Since the beginning of russia’s brutal assault on Ukraine, russian forces have demonstrated a clear pattern of targeting and killing Ukrainian civilians.

Ukrainian documentarians shot film about life in occupied Kherson “Silent Terror. Chronicles of Hell”.

Several hundred residents of Kherson were held hostage by the Russian military. The occupying “power” abducts and tortures Kherson citizens, does not allow them to go to free territories.

The events of the film unfold from the beginning of the full-scale Russian invasion until the end of May. The tape contains documentary footage and stories of people who managed to leave the occupation. The heroes of the film are people from Kherson who survived kidnapping and torture, activists, volunteers, and journalists. Filming took place in Kyiv, Odesa and Mykolaiv.

The most difficult thing, the authors say, was to find people who would agree to testify on camera about what is happening in the occupied region.

“When the film was almost edited, the FSB broke into the family of the girl who agreed to be the main character of the film and filmed video diaries about life in an occupied village near Kherson. Somehow they found out about what she was doing. Fortunately, she was not injured, but we had to remove all the scenes with her participation from the film and urgently change the script in order not to expose her to danger. Such are the realities of life in Ukrainian cities occupied by Russia,” said the film’s director Elizaveta Tatarinova.

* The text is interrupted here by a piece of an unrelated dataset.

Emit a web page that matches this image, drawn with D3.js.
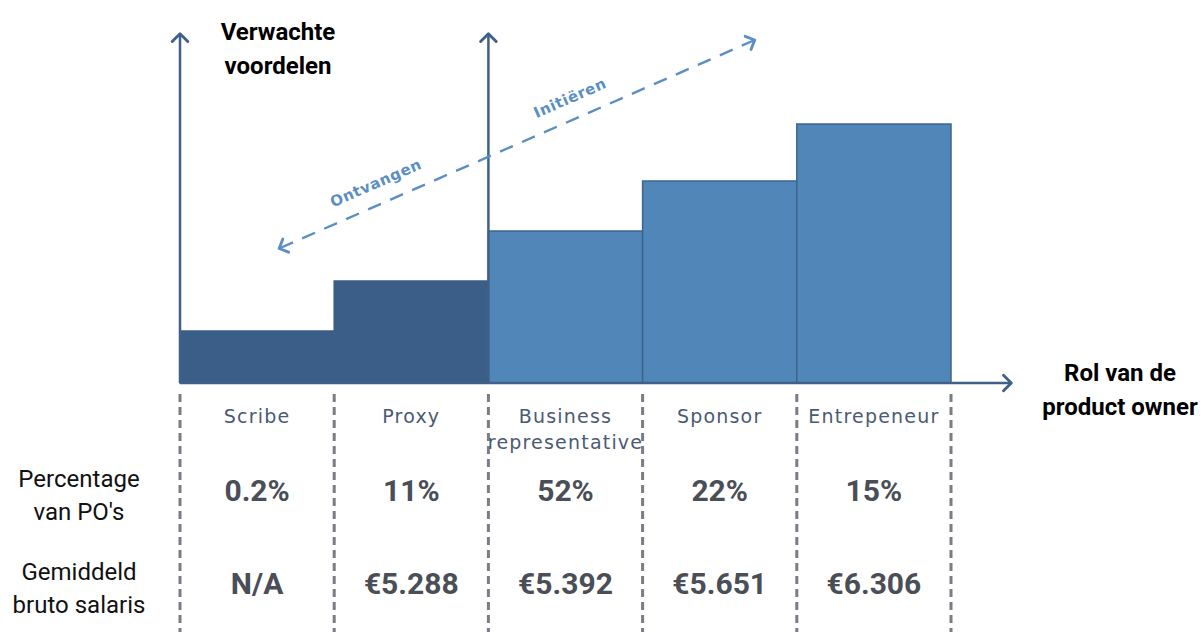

“Since the beginning of Russia’s brutal assault on Ukraine, Russian forces have demonstrated a clear pattern of targeting and killing Ukrainian civilians en masse, while also deliberately shelling schools, maternity wards, hospitals, homes, apartment buildings, and other civilian infrastructure. They are also committing heinous acts of sexual violence and forcibly deporting hundreds of thousands of Ukrainian children to Russia,” U.S. Senators Rob Portman said. “Combined with Russia’s consistent denial of the existence of Ukrainian nationhood and identity, these acts must be acknowledged for what they are – genocide – and it is important that the United States and the rest of the world recognize them as such.”